Rich Mumau started his career as a substitute teacher at Cambridge Springs High School. And recently, he taught the grandchildren of some of the students he originally taught there more than three decades ago.
“He was actually getting onto his third generation,” said Mumau’s youngest son, Joshua. “He did reach his third. It was actually a couple years ago. He was very excited about it.”
The true depth of Rich Mumau’s influence, the years and years of molding young minds, was illustrated vividly for the family in the days following his death.
“We had calling hours Sunday and they were supposed to be from 7 to 9 (p.m.),” said Heidi Mumau, Richard’s daughter. “We had people come from 6:30 to 11. And that Monday we were supposed to have them from 2 to 4 and from 7 to 9. And people came from 2 and it went straight through until midnight.
“I don’t know how many peoples’ hands we shook or how many people I hugged. I’ve never seen anything like it in my life. I knew my dad was liked and respected by a lot of people. But it was something to see as many people as it was.”
It wasn’t solely the length of Richard Mumau’s teaching career that caused the three- to four-hour lines at his funeral. It was the way he did his teaching.
“He’s had hundreds and thousands of students, and everyone loved gym class,” said Ryan Mumau, Richard’s oldest son. “He was a great teacher and a great dad. Everyone loved him.”
According to Cambridge fifth-grader Nathan Love, “Even for those kids that were, you know, picked last, he made them feel good still.”
At Monday’s ceremony, Love read the letter he sent WJET that nominated Mr. Mumau for the Golden Apple Award.
“He makes you feel like a star athlete,” the letter said. “I love having Mr. Mumau as a gym teacher, and so does all of Cambridge Elementary.”
Another letter, written by a class of sixth-graders, stated that, “Mr. Mumau never excluded anyone in any way. ... He made everyone in the school happy by treating everyone with respect and as an individual. ... He was a caring and gentle man. ... In our minds, he was the best gym teacher around.”
The students had begun the letter-writing campaign when they learned that Mr. Mumau was planning to retire at the end of the school year. This was weeks before his death.
“Unfortunately, the letters weren’t finished before his passing,” said Fiely. “And it was after he passed that we got them submitted.”

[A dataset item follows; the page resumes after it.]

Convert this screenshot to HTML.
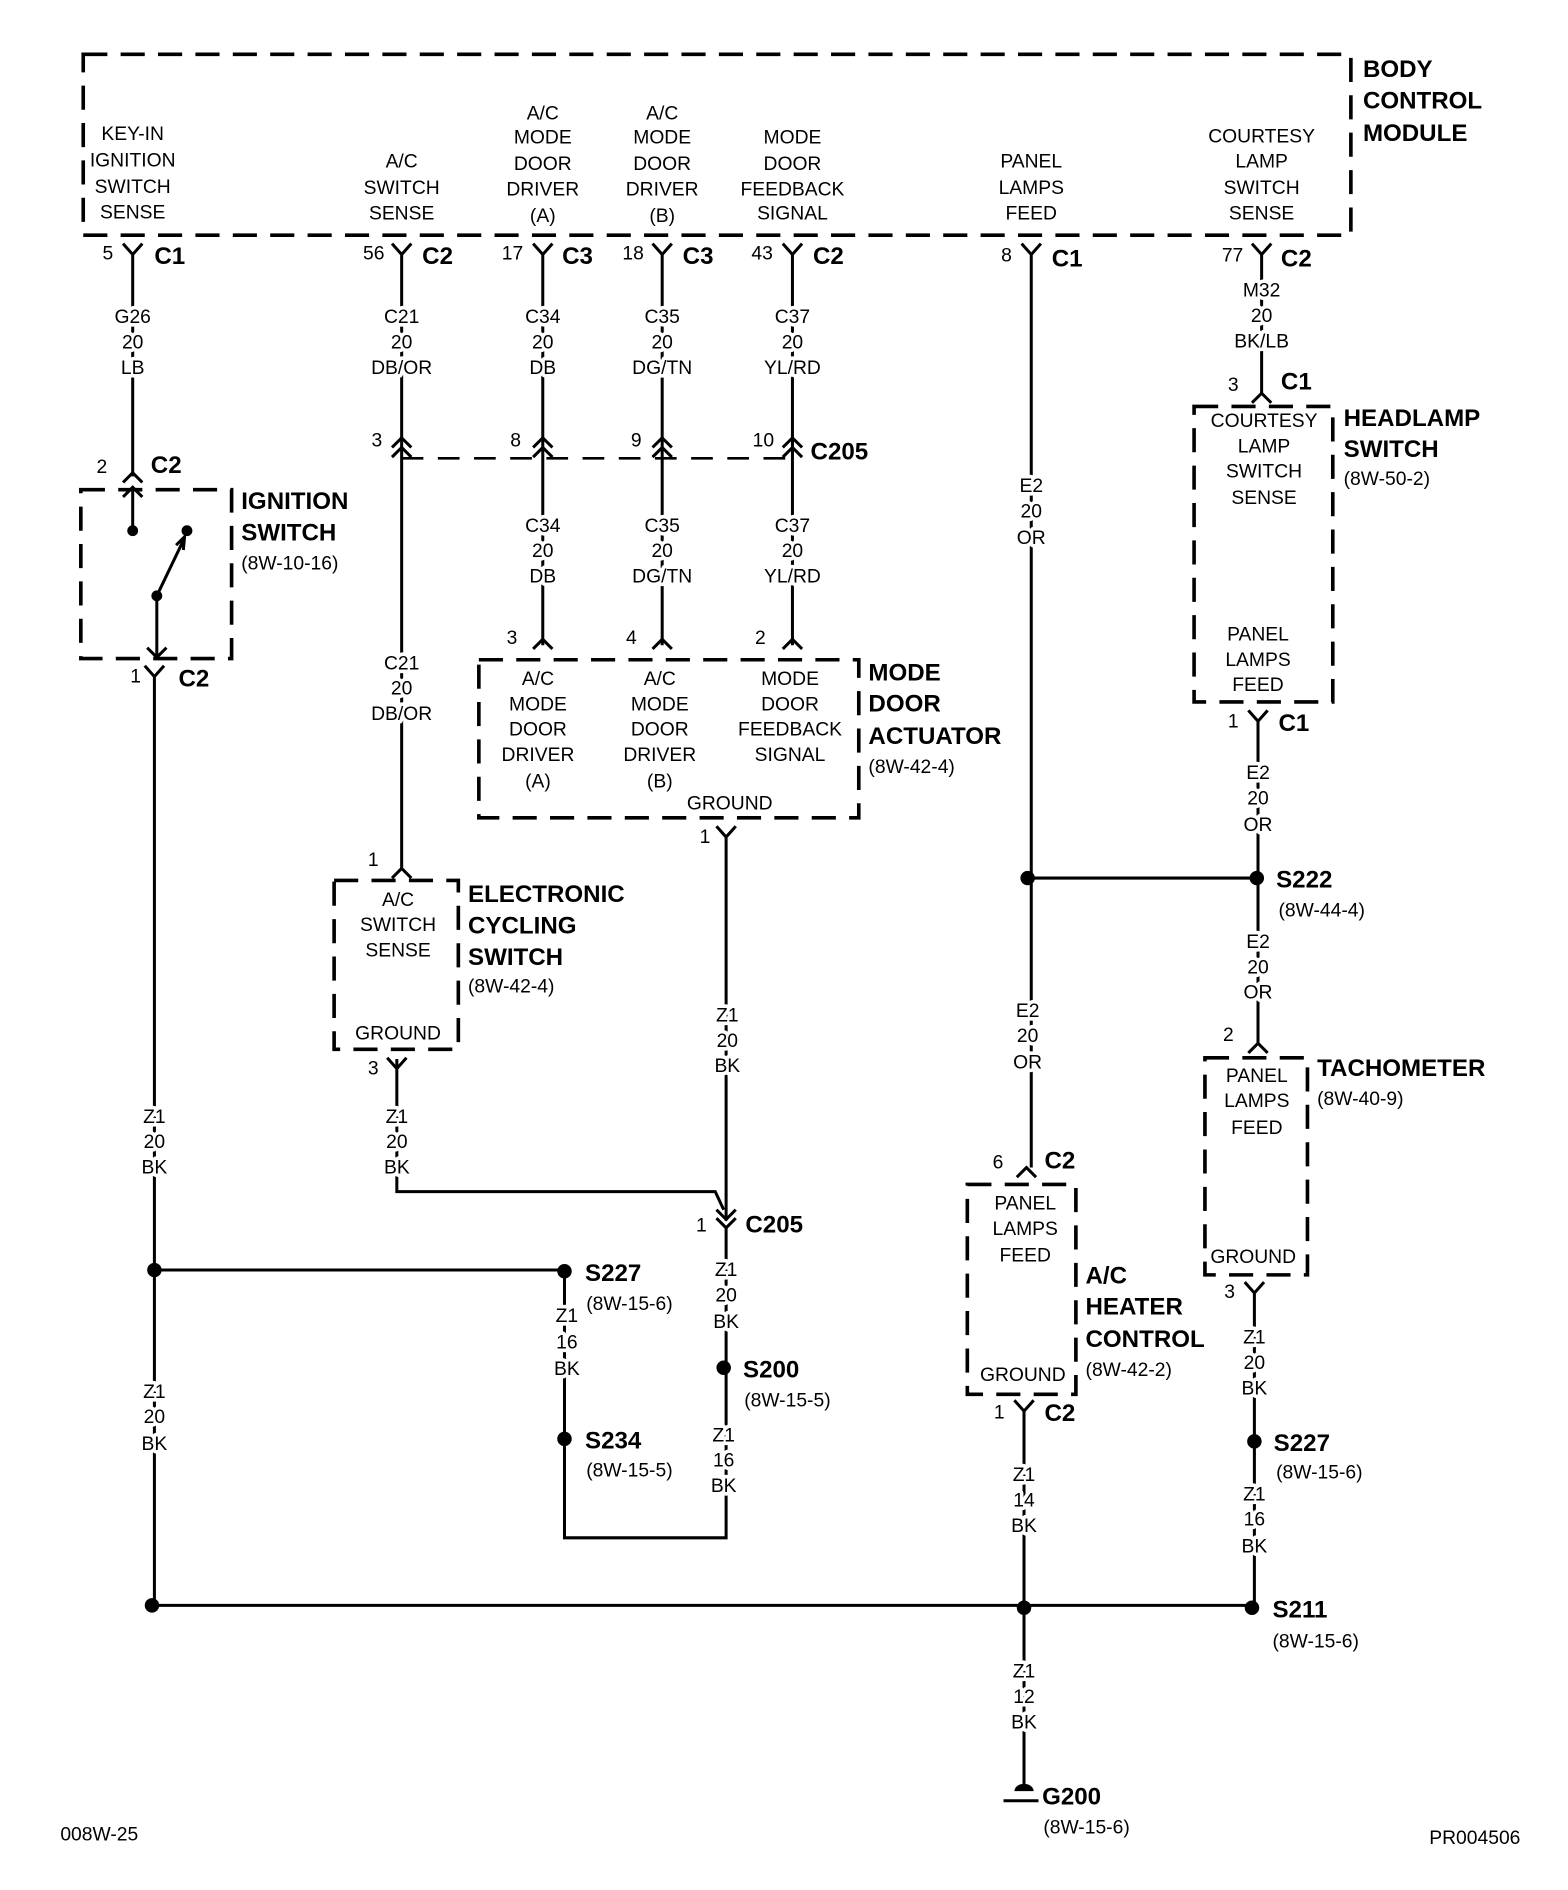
<!DOCTYPE html>
<html><head><meta charset="utf-8"><style>
html,body{margin:0;padding:0;background:#fff;}
svg{display:block}
text{font-family:"Liberation Sans Narrow","Liberation Sans",sans-serif;fill:#000;}
.t{font-size:16px;text-anchor:middle;paint-order:stroke;stroke:#fff;stroke-width:6px;stroke-linejoin:round}
.s{font-size:16px;}
.n{font-size:16px;text-anchor:end}
.b{font-size:20px;font-weight:bold;}
.w{stroke:#000;stroke-width:2.5;fill:none}
.d{stroke:#000;stroke-width:3;fill:none;stroke-dasharray:20 11}
.dl{stroke:#000;stroke-width:2.2;fill:none;stroke-dasharray:18 12}
</style></head><body>
<svg width="1568" height="1890" viewBox="0 0 1300 1567" xmlns="http://www.w3.org/2000/svg">
<rect x="69" y="45" width="1051" height="150" class="d"/>
<text class="b" x="1130" y="64">BODY</text>
<text class="b" x="1130" y="90">CONTROL</text>
<text class="b" x="1130" y="117">MODULE</text>
<g class="t">
<text x="110" y="116">KEY-IN</text><text x="110" y="138">IGNITION</text><text x="110" y="160">SWITCH</text><text x="110" y="181">SENSE</text>
<text x="333" y="139">A/C</text><text x="333" y="161">SWITCH</text><text x="333" y="182">SENSE</text>
<text x="450" y="99">A/C</text><text x="450" y="119">MODE</text><text x="450" y="141">DOOR</text><text x="450" y="162">DRIVER</text><text x="450" y="184">(A)</text>
<text x="549" y="99">A/C</text><text x="549" y="119">MODE</text><text x="549" y="141">DOOR</text><text x="549" y="162">DRIVER</text><text x="549" y="184">(B)</text>
<text x="657" y="119">MODE</text><text x="657" y="141">DOOR</text><text x="657" y="162">FEEDBACK</text><text x="657" y="182">SIGNAL</text>
<text x="855" y="139">PANEL</text><text x="855" y="161">LAMPS</text><text x="855" y="182">FEED</text>
<text x="1046" y="118">COURTESY</text><text x="1046" y="139">LAMP</text><text x="1046" y="161">SWITCH</text><text x="1046" y="182">SENSE</text>
</g>
<g class="w">
<path d="M102 202 L110 211 L118 202 M110 211 V395"/>
<path d="M325 202 L333 211 L341 202 M333 211 V720"/>
<path d="M442 202 L450 211 L458 202 M450 211 V535"/>
<path d="M541 202 L549 211 L557 202 M549 211 V535"/>
<path d="M649 202 L657 211 L665 202 M657 211 V535"/>
<path d="M847 202 L855 211 L863 202 M855 211 V968"/>
<path d="M1038 202 L1046 211 L1054 202 M1046 211 V326"/>
</g>
<g class="s"><text x="85" y="215">5</text><text x="301" y="215">56</text><text x="416" y="215">17</text><text x="516" y="215">18</text><text x="623" y="215">43</text><text x="830" y="217">8</text><text x="1013" y="217">77</text></g>
<g class="b" style="font-size:20px"><text x="128" y="219">C1</text><text x="350" y="219">C2</text><text x="466" y="219">C3</text><text x="566" y="219">C3</text><text x="674" y="219">C2</text><text x="872" y="221">C1</text><text x="1062" y="221">C2</text></g>
<g class="t">
<text x="110" y="268">G26</text><text x="110" y="289">20</text><text x="110" y="310">LB</text>
<text x="333" y="268">C21</text><text x="333" y="289">20</text><text x="333" y="310">DB/OR</text>
<text x="450" y="268">C34</text><text x="450" y="289">20</text><text x="450" y="310">DB</text>
<text x="549" y="268">C35</text><text x="549" y="289">20</text><text x="549" y="310">DG/TN</text>
<text x="657" y="268">C37</text><text x="657" y="289">20</text><text x="657" y="310">YL/RD</text>
<text x="1046" y="246">M32</text><text x="1046" y="267">20</text><text x="1046" y="288">BK/LB</text>
</g>
<path d="M333 380 H657" class="dl"/>
<g class="w">
<path d="M325 371 L333 363 L341 371 M325 379 L333 371 L341 379"/>
<path d="M442 371 L450 363 L458 371 M442 379 L450 371 L458 379"/>
<path d="M541 371 L549 363 L557 371 M541 379 L549 371 L557 379"/>
<path d="M649 371 L657 363 L665 371 M649 379 L657 371 L665 379"/>
</g>
<g class="s"><text x="308" y="370">3</text><text x="423" y="370">8</text><text x="523" y="370">9</text><text x="624" y="370">10</text></g>
<text class="b" x="672" y="381" style="font-size:20px">C205</text>
<g class="t">
<text x="450" y="441">C34</text><text x="450" y="462">20</text><text x="450" y="483">DB</text>
<text x="549" y="441">C35</text><text x="549" y="462">20</text><text x="549" y="483">DG/TN</text>
<text x="657" y="441">C37</text><text x="657" y="462">20</text><text x="657" y="483">YL/RD</text>
<text x="333" y="555">C21</text><text x="333" y="576">20</text><text x="333" y="597">DB/OR</text>
</g>
<g class="w"><path d="M102 400 L110 392 L118 400 M102 412 L110 404 L118 412 M110 404 V440"/></g>
<text class="s" x="80" y="392">2</text><text class="b" x="125" y="392" style="font-size:20px">C2</text>
<rect x="67" y="406" width="125" height="140" class="d"/>
<circle cx="110" cy="440" r="4.5"/><circle cx="155" cy="440" r="4.5"/><circle cx="130" cy="494" r="4.5"/>
<g class="w"><path d="M130 494 L153 446 M146 452 L153 445 L152 456 M130 494 V545 M122 537 L130 545 L138 537"/>
<path d="M120 552 L128 561 L136 552 M128 561 V1331"/></g>
<text class="s" x="108" y="566">1</text><text class="b" x="148" y="569" style="font-size:20px">C2</text>
<text class="b" x="200" y="422">IGNITION</text><text class="b" x="200" y="448">SWITCH</text><text class="s" x="200" y="472">(8W-10-16)</text>
<g class="w">
<path d="M442 538 L450 530 L458 538"/><path d="M541 538 L549 530 L557 538"/><path d="M649 538 L657 530 L665 538"/>
</g>
<g class="s"><text x="420" y="534">3</text><text x="519" y="534">4</text><text x="626" y="534">2</text></g>
<rect x="397" y="547" width="315" height="131" class="d"/>
<g class="t">
<text x="446" y="568">A/C</text><text x="446" y="589">MODE</text><text x="446" y="610">DOOR</text><text x="446" y="631">DRIVER</text><text x="446" y="653">(A)</text>
<text x="547" y="568">A/C</text><text x="547" y="589">MODE</text><text x="547" y="610">DOOR</text><text x="547" y="631">DRIVER</text><text x="547" y="653">(B)</text>
<text x="655" y="568">MODE</text><text x="655" y="589">DOOR</text><text x="655" y="610">FEEDBACK</text><text x="655" y="631">SIGNAL</text>
<text x="605" y="671">GROUND</text>
</g>
<text class="b" x="720" y="564">MODE</text><text class="b" x="720" y="590">DOOR</text><text class="b" x="720" y="617">ACTUATOR</text><text class="s" x="720" y="641">(8W-42-4)</text>
<g class="w"><path d="M594 685 L602 694 L610 685 M602 694 V1012"/>
<path d="M329 878 L329 988 L593 988 L600 1003"/>
<path d="M594 1003 L602 1011 L610 1003 M594 1010 L602 1018 L610 1010 M602 1018 V1275 H468 V1054"/>
</g>
<text class="s" x="580" y="699">1</text>
<g class="t"><text x="603" y="847">Z1</text><text x="603" y="868">20</text><text x="603" y="889">BK</text></g>
<text class="s" x="577" y="1021">1</text><text class="b" x="618" y="1022" style="font-size:20px">C205</text>
<g class="w"><path d="M325 728 L333 720 L341 728"/></g>
<text class="s" x="305" y="718">1</text>
<rect x="277" y="730" width="103" height="140" class="d"/>
<g class="t"><text x="330" y="751">A/C</text><text x="330" y="772">SWITCH</text><text x="330" y="793">SENSE</text><text x="330" y="862">GROUND</text></g>
<text class="b" x="388" y="748">ELECTRONIC</text><text class="b" x="388" y="774">CYCLING</text><text class="b" x="388" y="800">SWITCH</text><text class="s" x="388" y="823">(8W-42-4)</text>
<g class="w"><path d="M321 877 L329 886 L337 877"/></g>
<text class="s" x="305" y="891">3</text>
<g class="t"><text x="329" y="931">Z1</text><text x="329" y="952">20</text><text x="329" y="973">BK</text>
<text x="128" y="931">Z1</text><text x="128" y="952">20</text><text x="128" y="973">BK</text>
<text x="128" y="1159">Z1</text><text x="128" y="1180">20</text><text x="128" y="1202">BK</text>
</g>
<path d="M128 1053 H468" class="w"/>
<circle cx="128" cy="1053" r="6"/><circle cx="468" cy="1054" r="6"/><circle cx="468" cy="1193" r="6"/><circle cx="600" cy="1134" r="6"/>
<text class="b" x="485" y="1062" style="font-size:20px">S227</text><text class="s" x="486" y="1086">(8W-15-6)</text>
<text class="b" x="485" y="1201" style="font-size:20px">S234</text><text class="s" x="486" y="1224">(8W-15-5)</text>
<text class="b" x="616" y="1142" style="font-size:20px">S200</text><text class="s" x="617" y="1166">(8W-15-5)</text>
<g class="t">
<text x="470" y="1096">Z1</text><text x="470" y="1118">16</text><text x="470" y="1140">BK</text>
<text x="602" y="1058">Z1</text><text x="602" y="1079">20</text><text x="602" y="1101">BK</text>
<text x="600" y="1195">Z1</text><text x="600" y="1216">16</text><text x="600" y="1237">BK</text>
</g>
<path d="M126 1331 H1038" class="w"/>
<circle cx="126" cy="1331" r="6"/><circle cx="849" cy="1333" r="6"/><circle cx="1038" cy="1333" r="6"/>
<path d="M852 728 H1042" class="w"/>
<circle cx="852" cy="728" r="6"/><circle cx="1042" cy="728" r="6"/>
<g class="t"><text x="855" y="408">E2</text><text x="855" y="429">20</text><text x="855" y="451">OR</text>
<text x="852" y="843">E2</text><text x="852" y="864">20</text><text x="852" y="886">OR</text></g>
<g class="w"><path d="M843 976 L851 968 L859 976"/></g>
<text class="s" x="823" y="969">6</text><text class="b" x="866" y="969" style="font-size:20px">C2</text>
<rect x="802" y="982" width="90" height="174" class="d"/>
<g class="t"><text x="850" y="1003">PANEL</text><text x="850" y="1024">LAMPS</text><text x="850" y="1046">FEED</text><text x="848" y="1145">GROUND</text></g>
<text class="b" x="900" y="1064">A/C</text><text class="b" x="900" y="1090">HEATER</text><text class="b" x="900" y="1117">CONTROL</text><text class="s" x="900" y="1141">(8W-42-2)</text>
<g class="w"><path d="M841 1161 L849 1170 L857 1161 M849 1170 V1484"/></g>
<text class="s" x="824" y="1176">1</text><text class="b" x="866" y="1178" style="font-size:20px">C2</text>
<g class="t"><text x="849" y="1228">Z1</text><text x="849" y="1249">14</text><text x="849" y="1270">BK</text>
<text x="849" y="1391">Z1</text><text x="849" y="1412">12</text><text x="849" y="1433">BK</text></g>
<path d="M841 1485 A8 6 0 0 1 857 1485 Z"/><path d="M832 1493 H861" class="w"/>
<text class="b" x="864" y="1496" style="font-size:20px">G200</text><text class="s" x="865" y="1520">(8W-15-6)</text>
<g class="w"><path d="M1038 334 L1046 326 L1054 334"/></g>
<text class="s" x="1018" y="324">3</text><text class="b" x="1062" y="323" style="font-size:20px">C1</text>
<rect x="990" y="337" width="115" height="245" class="d"/>
<g class="t"><text x="1048" y="354">COURTESY</text><text x="1048" y="375">LAMP</text><text x="1048" y="396">SWITCH</text><text x="1048" y="418">SENSE</text>
<text x="1043" y="531">PANEL</text><text x="1043" y="552">LAMPS</text><text x="1043" y="573">FEED</text></g>
<text class="b" x="1114" y="353">HEADLAMP</text><text class="b" x="1114" y="379">SWITCH</text><text class="s" x="1114" y="402">(8W-50-2)</text>
<g class="w"><path d="M1035 589 L1043 598 L1051 589 M1043 598 V865 M1035 873 L1043 865 L1051 873"/></g>
<text class="s" x="1018" y="603">1</text><text class="b" x="1060" y="606" style="font-size:20px">C1</text>
<g class="t"><text x="1043" y="646">E2</text><text x="1043" y="667">20</text><text x="1043" y="689">OR</text>
<text x="1043" y="786">E2</text><text x="1043" y="807">20</text><text x="1043" y="828">OR</text></g>
<text class="b" x="1058" y="736" style="font-size:20px">S222</text><text class="s" x="1060" y="760">(8W-44-4)</text>
<text class="s" x="1014" y="863">2</text>
<rect x="999" y="877" width="85" height="180" class="d"/>
<g class="t"><text x="1042" y="897">PANEL</text><text x="1042" y="918">LAMPS</text><text x="1042" y="940">FEED</text><text x="1039" y="1047">GROUND</text></g>
<text class="b" x="1092" y="892">TACHOMETER</text><text class="s" x="1092" y="916">(8W-40-9)</text>
<g class="w"><path d="M1032 1063 L1040 1072 L1048 1063 M1040 1072 V1333"/></g>
<text class="s" x="1015" y="1076">3</text>
<circle cx="1040" cy="1195" r="6"/>
<g class="t"><text x="1040" y="1114">Z1</text><text x="1040" y="1135">20</text><text x="1040" y="1156">BK</text>
<text x="1040" y="1244">Z1</text><text x="1040" y="1265">16</text><text x="1040" y="1287">BK</text></g>
<text class="b" x="1056" y="1203" style="font-size:20px">S227</text><text class="s" x="1058" y="1226">(8W-15-6)</text>
<text class="b" x="1055" y="1341" style="font-size:20px">S211</text><text class="s" x="1055" y="1366">(8W-15-6)</text>
<text class="s" x="50" y="1526">008W-25</text>
<text class="s" x="1185" y="1529">PR004506</text>
</svg>
</body></html>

“We were inundated with letters from this school,” said WJET representative Mike Gallagher. “And the letters wanted Mr. Mumau recognized as the JET-TV, Edinboro Golden Apple Award winner. And when we learned his story, it was certainly going to happen.”
“He would never have expected this,” Sandy Mumau said after Monday’s event, which, she admits, was as emotionally trying as it was heartwarming.
“Well, yeah,” she said, “but they’re tears of joy, you know?”